# Pork Bellies



## pigknuckle1957 (Jan 14, 2011)

Just bought a 15lb pork belly from local butcher @ 1.98 lb.  Had him cut it in half kept one half frozen and thawing other half.  Plan on starting this weekend on brining process and cold smoking 1st of week. Will take pics and keep all updated.


----------



## uncle_lar (Jan 14, 2011)

nice! keep us posted with the progress!


----------



## meateater (Jan 14, 2011)

Sounds great.
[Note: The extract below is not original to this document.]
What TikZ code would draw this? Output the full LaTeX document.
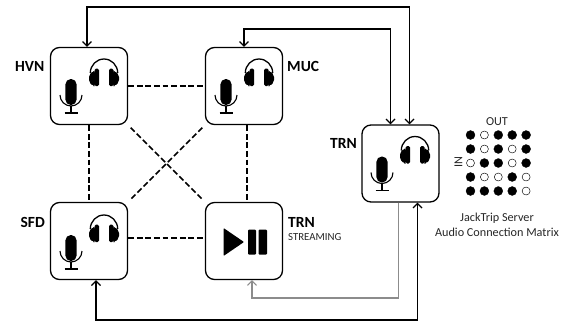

I hope you mean curing and not brining, that's two different things.


----------



## pigknuckle1957 (Jan 15, 2011)

From what I've read brineing is a acceptable procedure to cure bacon prior to  cold smoking.


----------



## cowgirl (Jan 15, 2011)

pigknuckle1957 said:


> From what I've read brineing is a acceptable procedure to cure bacon prior to cold smoking.


Yes.. you can use a brine cure  http://www.smokingmeatforums.com/forum/thread/73131/smokehouse-bacon    Good luck and take pics! :)


----------



## alblancher (Jan 15, 2011)

Pigknuckle 1957

You either have nitrites in the cure solution or you don't.  There is a difference between preparing green bacon with brine (salt and water) and curing green bacon with nitrites, salt and water.

Don't know how familiar you are with the differences and procedures but use one of the recipes on this site and you should have good results.

Good luck

Al


----------